> **WHAT IS EXPECTED**
From the first line of the listing below to the line with "import pandas as pd", print each line exactly, and nothing more. Leave out the pictures.

> **DATA EXCERPT**
....................

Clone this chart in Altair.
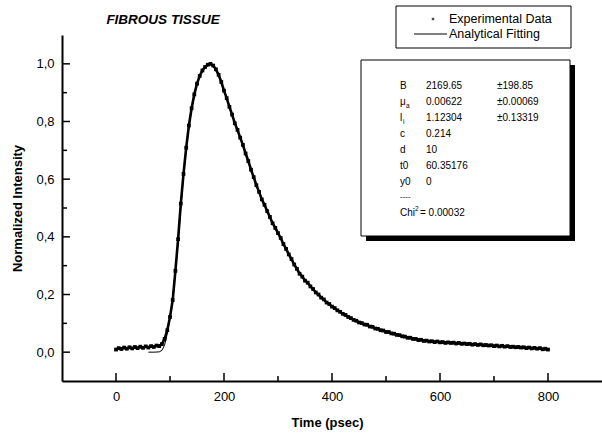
import altair as alt
import pandas as pd

# ---- data ----
EXP_TIME = list(range(0, 805, 5))
EXP_INT = [
    0.009, 0.014, 0.011, 0.016, 0.012, 0.017, 0.013, 0.018, 0.014, 0.019, 0.015, 0.020, 0.016, 0.021, 0.018, 0.023, 0.021, 0.028,
    0.046, 0.076, 0.122, 0.181, 0.282, 0.392, 0.515, 0.618, 0.709, 0.786, 0.846, 0.894, 0.931, 0.958, 0.977, 0.989, 0.997, 1.000,
    0.994, 0.981, 0.962, 0.937, 0.907, 0.881, 0.851, 0.824, 0.794, 0.771, 0.744, 0.719, 0.689, 0.663, 0.633, 0.607, 0.579, 0.556,
    0.530, 0.511, 0.489, 0.469, 0.447, 0.431, 0.413, 0.396, 0.375, 0.358, 0.339, 0.323, 0.304, 0.289, 0.272, 0.262, 0.248, 0.241,
    0.228, 0.219, 0.207, 0.200, 0.189, 0.183, 0.172, 0.167, 0.158, 0.153, 0.145, 0.140, 0.133, 0.129, 0.122, 0.118, 0.112, 0.109,
    0.103, 0.101, 0.096, 0.095, 0.089, 0.088, 0.082, 0.081, 0.076, 0.075, 0.070, 0.070, 0.065, 0.064, 0.060, 0.059, 0.055, 0.054,
    0.050, 0.050, 0.046, 0.046, 0.042, 0.043, 0.039, 0.040, 0.037, 0.038, 0.035, 0.037, 0.034, 0.035, 0.032, 0.034, 0.032, 0.033,
    0.030, 0.032, 0.029, 0.030, 0.028, 0.029, 0.026, 0.028, 0.025, 0.027, 0.024, 0.025, 0.023, 0.024, 0.021, 0.023, 0.020, 0.022,
    0.019, 0.021, 0.018, 0.019, 0.017, 0.018, 0.016, 0.017, 0.014, 0.016, 0.013, 0.015, 0.012, 0.014, 0.010, 0.012, 0.009,
]

FIT_TIME = [60, 70, 80, 85, 90, 95, 100, 105, 110, 115, 120, 125, 130, 135, 140, 145, 150, 155, 160, 165,
            170, 175, 180, 185, 190, 200, 210, 220, 230, 240, 250, 260, 270, 280, 290, 300, 310, 320, 330,
            340, 350, 360, 370, 380, 390, 400, 420, 440, 460, 480, 500, 520, 540, 560, 580, 600, 620, 640,
            660, 680, 700, 720, 740, 760, 780, 800]
FIT_INT = [0.0, 0.0, 0.001, 0.006, 0.025, 0.065, 0.12, 0.19, 0.28, 0.38, 0.5, 0.61, 0.70, 0.78, 0.84, 0.89,
           0.93, 0.958, 0.978, 0.99, 0.997, 0.999, 0.995, 0.982, 0.963, 0.91, 0.853, 0.796, 0.745, 0.69,
           0.634, 0.58, 0.532, 0.49, 0.449, 0.413, 0.376, 0.34, 0.305, 0.274, 0.249, 0.228, 0.208, 0.19,
           0.174, 0.159, 0.134, 0.113, 0.097, 0.083, 0.071, 0.061, 0.051, 0.044, 0.038, 0.035, 0.032, 0.030,
           0.027, 0.025, 0.022, 0.020, 0.018, 0.016, 0.014, 0.011]

Y_MAJOR = [0.0, 0.2, 0.4, 0.6, 0.8, 1.0]
Y_MINOR = [0.1, 0.3, 0.5, 0.7, 0.9]
X_MAJOR = [0, 200, 400, 600, 800]
X_MINOR = [100, 300, 500, 700]

PARAM_LABELS = ["B", "μ", "l", "c", "d", "t0", "y0"]
PARAM_VALUES = ["2169.65", "0.00622", "1.12304", "0.214", "10", "60.35176", "0"]
PARAM_ERRORS = ["±198.85", "±0.00069", "±0.13319", "", "", "", ""]
CHI2 = "0.00032"

FONT = "Liberation Sans"
W, H = 540, 346

exp_df = pd.DataFrame({"t": EXP_TIME, "v": EXP_INT})
fit_df = pd.DataFrame({"t": FIT_TIME, "v": FIT_INT})
one = pd.DataFrame({"k": [0]})

xs = alt.Scale(domain=[-100, 900], nice=False, zero=False)
ys = alt.Scale(domain=[-0.1, 1.1], nice=False, zero=False)

x_axis = alt.Axis(values=X_MAJOR, format="d", ticks=False, grid=False, domainWidth=2, domainColor="black",
                  labelFont=FONT, labelFontSize=13, labelColor="black", labelPadding=9,
                  title="Time (psec)", titleFont=FONT, titleFontSize=13, titleFontWeight="bold",
                  titleColor="black", titleX=265, titleY=41, titleBaseline="middle", titleAlign="center")
y_axis = alt.Axis(values=Y_MAJOR, labelExpr="replace(format(datum.value, '.1f'), '.', ',')", ticks=False,
                  grid=False, domainWidth=2, domainColor="black", labelFont=FONT, labelFontSize=13,
                  labelColor="black", labelPadding=8, title="Normalized Intensity", titleFont=FONT,
                  titleFontSize=13, titleFontWeight="bold", titleColor="black", titleX=-45, titleY=173,
                  titleAngle=-90, titleBaseline="middle", titleAlign="center")

exp_line = alt.Chart(exp_df).mark_line(color="black", strokeWidth=2.6).encode(
    x=alt.X("t:Q", scale=xs, axis=x_axis), y=alt.Y("v:Q", scale=ys, axis=y_axis))
exp_pts = alt.Chart(exp_df).mark_square(color="black", size=14, opacity=1).encode(
    x=alt.X("t:Q", scale=xs), y=alt.Y("v:Q", scale=ys))
fit_line = alt.Chart(fit_df).mark_line(color="black", strokeWidth=1).encode(
    x=alt.X("t:Q", scale=xs), y=alt.Y("v:Q", scale=ys))

# inward ticks
ymaj = alt.Chart(pd.DataFrame({"v": Y_MAJOR})).mark_rule(color="black", strokeWidth=1.5).encode(
    y=alt.Y("v:Q", scale=ys), x=alt.value(0), x2=alt.value(8))
ymin = alt.Chart(pd.DataFrame({"v": Y_MINOR})).mark_rule(color="black", strokeWidth=1.5).encode(
    y=alt.Y("v:Q", scale=ys), x=alt.value(0), x2=alt.value(5))
xmaj = alt.Chart(pd.DataFrame({"t": X_MAJOR})).mark_rule(color="black", strokeWidth=1.5).encode(
    x=alt.X("t:Q", scale=xs), y=alt.value(H), y2=alt.value(H - 8))
xmin = alt.Chart(pd.DataFrame({"t": X_MINOR})).mark_rule(color="black", strokeWidth=1.5).encode(
    x=alt.X("t:Q", scale=xs), y=alt.value(H), y2=alt.value(H - 5))


def txt(s, x, y, size=10, weight="normal", style="normal", align="left"):
    return alt.Chart(one).mark_text(text=s, font=FONT, fontSize=size, fontWeight=weight, fontStyle=style,
                                    align=align, baseline="middle", color="black").encode(
        x=alt.value(x), y=alt.value(y))


def box(x1, x2, y1, y2, fill, stroke=None, sw=0):
    kw = dict(fill=fill)
    if stroke:
        kw.update(stroke=stroke, strokeWidth=sw)
    return alt.Chart(one).mark_rect(**kw).encode(
        x=alt.value(x1), x2=alt.value(x2), y=alt.value(y1), y2=alt.value(y2))


layers = [exp_line, exp_pts, fit_line, ymaj, ymin, xmaj, xmin]

# title
layers.append(txt("FIBROUS TISSUE", 101, -15, size=13.5, weight="bold", style="italic", align="center"))

# legend
layers.append(box(334, 509, -29, 13, "white", "black", 1))
layers.append(alt.Chart(one).mark_square(color="black", size=6).encode(x=alt.value(371), y=alt.value(-16)))
layers.append(alt.Chart(one).mark_rule(color="black", strokeWidth=1).encode(
    x=alt.value(352), x2=alt.value(385), y=alt.value(-1)))
layers.append(txt("Experimental Data", 387, -16, size=12.5))
layers.append(txt("Analytical Fitting", 387, -1, size=12.5))

# parameter box with shadow
layers.append(box(304, 513, 30, 206, "black"))
layers.append(box(299, 508, 25, 201, "white", "black", 1))
row_y = [51, 67, 83, 99, 115, 131, 147]
cx_l, cx_v, cx_e = 338, 364, 435
for lab, val, err, yy in zip(PARAM_LABELS, PARAM_VALUES, PARAM_ERRORS, row_y):
    layers.append(txt(lab, cx_l, yy))
    layers.append(txt(val, cx_v, yy))
    if err:
        layers.append(txt(err, cx_e, yy))
layers.append(txt("a", cx_l + 6, row_y[1] + 4, size=6.5))
layers.append(txt("i", cx_l + 3, row_y[2] + 4, size=6.5))
layers.append(txt("----", cx_l, 162, size=8))
layers.append(txt("Chi", cx_l, 178))
layers.append(txt("2", cx_l + 15, 174, size=6.5))
layers.append(txt("= " + CHI2, cx_l + 20, 178))

chart = alt.layer(*layers).properties(
    width=W, height=H,
    padding={"left": 62, "top": 35, "right": 0, "bottom": 54},
    autosize=alt.AutoSizeParams(type="none"),
    background="white",
).configure_view(stroke=None)

chart.save("out.html", embed_options={"renderer": "svg", "actions": False})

....................

> **EXERCISE RESPONSE**
Clone this chart in Altair.
import altair as alt
import pandas as pd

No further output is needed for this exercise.